**To be done:** Pull out every line containing the string "that".

BEGIN Supplied data

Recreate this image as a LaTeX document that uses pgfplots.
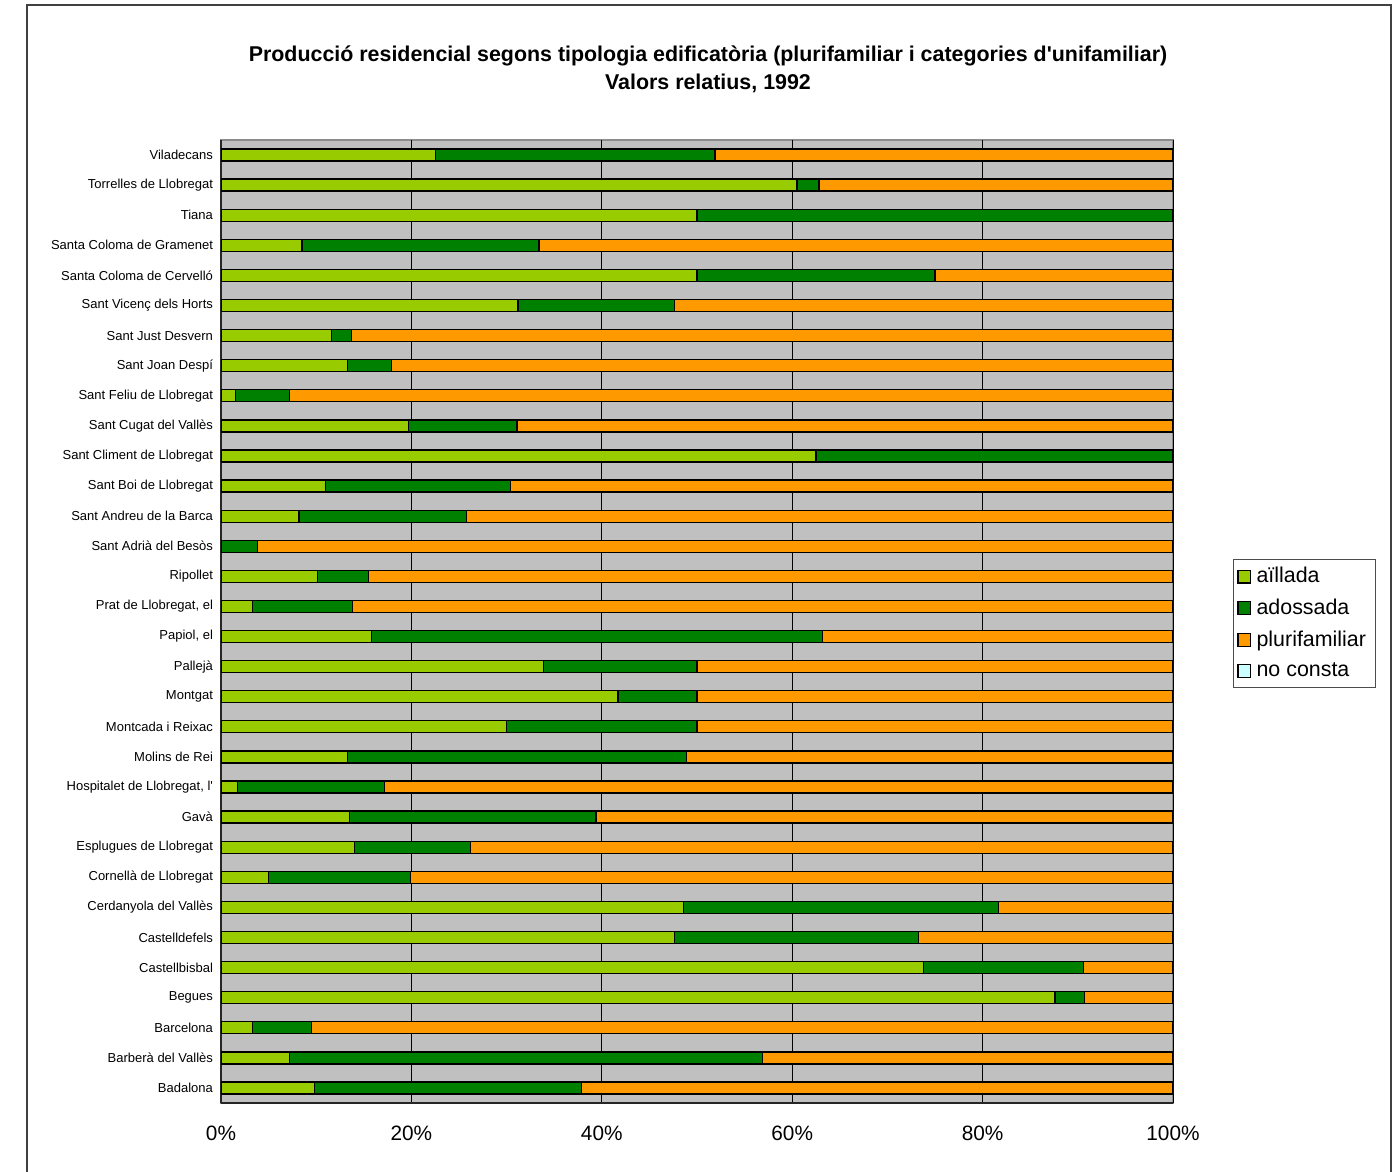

END Supplied data
BEGIN Supplied data

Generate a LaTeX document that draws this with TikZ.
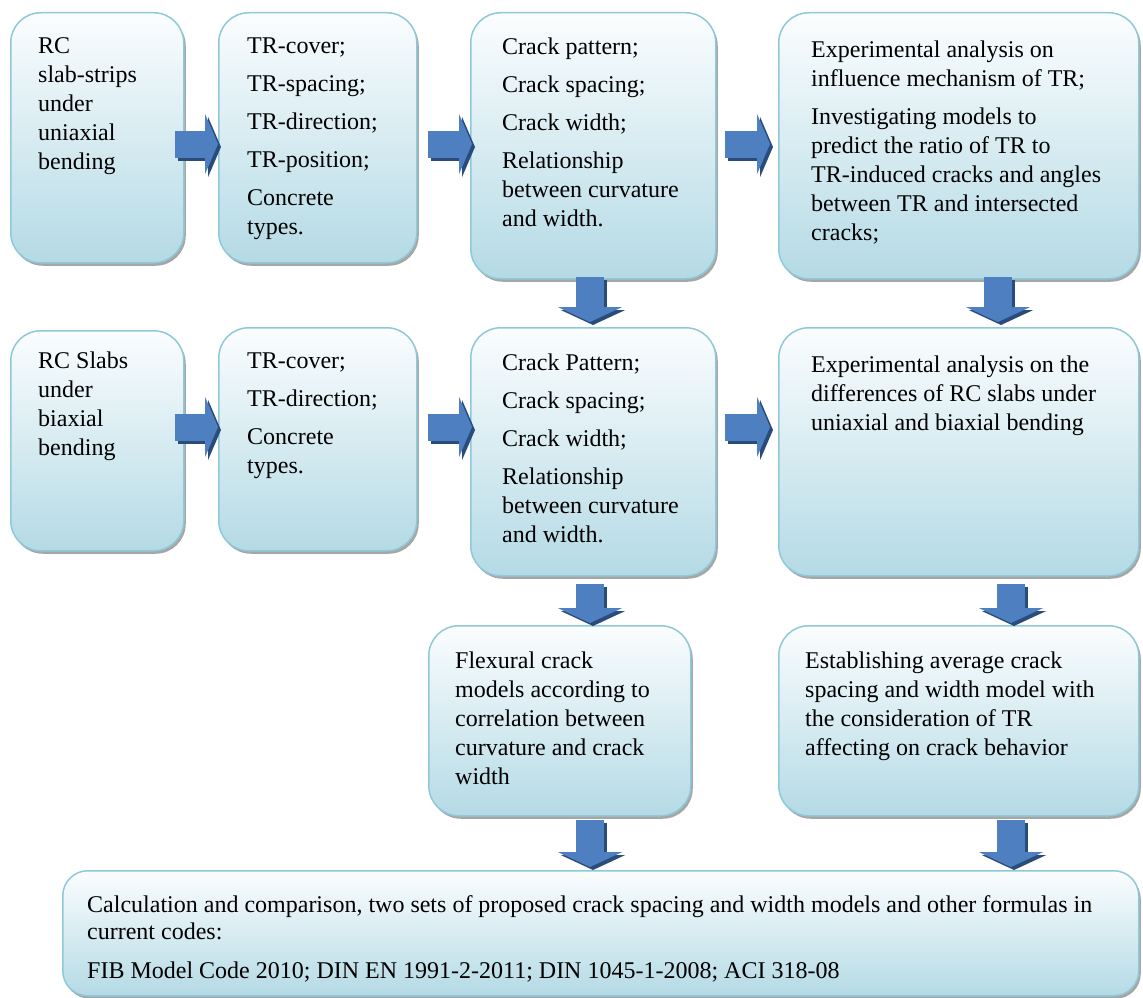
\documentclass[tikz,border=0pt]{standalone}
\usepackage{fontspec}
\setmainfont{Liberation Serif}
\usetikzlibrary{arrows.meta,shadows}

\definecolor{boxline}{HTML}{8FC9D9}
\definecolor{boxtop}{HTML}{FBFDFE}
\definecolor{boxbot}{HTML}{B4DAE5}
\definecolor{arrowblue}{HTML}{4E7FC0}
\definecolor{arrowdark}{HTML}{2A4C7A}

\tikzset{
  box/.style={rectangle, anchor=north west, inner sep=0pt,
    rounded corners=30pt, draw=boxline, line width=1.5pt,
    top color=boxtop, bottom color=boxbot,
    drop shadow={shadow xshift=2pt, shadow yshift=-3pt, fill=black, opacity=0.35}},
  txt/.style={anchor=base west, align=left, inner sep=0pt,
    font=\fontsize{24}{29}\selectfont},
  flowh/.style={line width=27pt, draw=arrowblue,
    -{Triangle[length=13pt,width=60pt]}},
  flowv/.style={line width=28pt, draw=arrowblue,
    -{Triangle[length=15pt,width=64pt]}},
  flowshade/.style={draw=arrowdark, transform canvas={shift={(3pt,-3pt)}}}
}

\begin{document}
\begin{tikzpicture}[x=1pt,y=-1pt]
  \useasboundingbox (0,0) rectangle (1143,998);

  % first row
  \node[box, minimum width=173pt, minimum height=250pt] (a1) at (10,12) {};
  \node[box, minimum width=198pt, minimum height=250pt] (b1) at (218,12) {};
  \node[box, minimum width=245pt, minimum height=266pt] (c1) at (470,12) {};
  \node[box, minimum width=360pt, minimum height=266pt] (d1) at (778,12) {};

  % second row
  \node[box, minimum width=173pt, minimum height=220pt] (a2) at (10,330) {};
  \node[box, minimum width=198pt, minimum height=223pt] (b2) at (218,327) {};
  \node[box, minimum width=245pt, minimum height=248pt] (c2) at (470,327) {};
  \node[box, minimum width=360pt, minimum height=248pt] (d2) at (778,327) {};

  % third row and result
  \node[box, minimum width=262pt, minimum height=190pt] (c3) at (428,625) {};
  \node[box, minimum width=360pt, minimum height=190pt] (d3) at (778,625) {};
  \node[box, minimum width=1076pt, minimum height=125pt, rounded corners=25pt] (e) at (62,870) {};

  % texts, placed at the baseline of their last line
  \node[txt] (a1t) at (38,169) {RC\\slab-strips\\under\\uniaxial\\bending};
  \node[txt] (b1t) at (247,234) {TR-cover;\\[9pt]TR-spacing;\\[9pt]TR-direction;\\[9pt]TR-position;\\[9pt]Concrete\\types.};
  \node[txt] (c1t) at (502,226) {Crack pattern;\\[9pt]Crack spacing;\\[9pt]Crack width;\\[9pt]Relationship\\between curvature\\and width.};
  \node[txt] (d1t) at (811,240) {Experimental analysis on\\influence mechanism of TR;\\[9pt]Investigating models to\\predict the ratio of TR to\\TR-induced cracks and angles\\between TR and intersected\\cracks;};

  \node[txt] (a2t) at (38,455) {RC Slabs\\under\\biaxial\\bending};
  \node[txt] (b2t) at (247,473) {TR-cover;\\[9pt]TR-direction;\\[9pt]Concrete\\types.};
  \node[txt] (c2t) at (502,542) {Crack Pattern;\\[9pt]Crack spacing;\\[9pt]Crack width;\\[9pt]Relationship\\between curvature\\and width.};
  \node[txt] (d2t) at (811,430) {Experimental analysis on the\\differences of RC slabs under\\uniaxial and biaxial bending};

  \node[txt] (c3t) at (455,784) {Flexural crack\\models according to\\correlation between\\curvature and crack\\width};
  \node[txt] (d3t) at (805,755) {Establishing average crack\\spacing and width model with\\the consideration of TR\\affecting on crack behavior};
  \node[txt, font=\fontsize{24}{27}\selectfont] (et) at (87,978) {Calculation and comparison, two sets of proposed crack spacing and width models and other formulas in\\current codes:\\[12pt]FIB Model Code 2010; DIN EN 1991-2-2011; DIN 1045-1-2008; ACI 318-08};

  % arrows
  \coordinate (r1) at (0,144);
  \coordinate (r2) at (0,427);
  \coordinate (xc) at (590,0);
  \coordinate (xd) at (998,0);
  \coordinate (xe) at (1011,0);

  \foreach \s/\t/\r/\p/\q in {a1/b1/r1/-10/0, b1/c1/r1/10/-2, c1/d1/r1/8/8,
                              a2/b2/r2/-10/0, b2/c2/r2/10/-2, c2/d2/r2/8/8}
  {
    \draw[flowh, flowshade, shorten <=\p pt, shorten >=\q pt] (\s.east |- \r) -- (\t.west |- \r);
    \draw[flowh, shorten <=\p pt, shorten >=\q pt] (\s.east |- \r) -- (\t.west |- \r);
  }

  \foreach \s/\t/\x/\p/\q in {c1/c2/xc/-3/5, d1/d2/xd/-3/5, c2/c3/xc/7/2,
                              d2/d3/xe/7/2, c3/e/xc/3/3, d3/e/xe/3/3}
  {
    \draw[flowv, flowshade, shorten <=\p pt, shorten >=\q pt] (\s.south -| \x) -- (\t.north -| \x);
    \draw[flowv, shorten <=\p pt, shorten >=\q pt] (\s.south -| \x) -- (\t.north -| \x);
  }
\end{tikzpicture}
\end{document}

END Supplied data

**Output of the exercise:**
Recreate this image as a LaTeX document that uses pgfplots.
Generate a LaTeX document that draws this with TikZ.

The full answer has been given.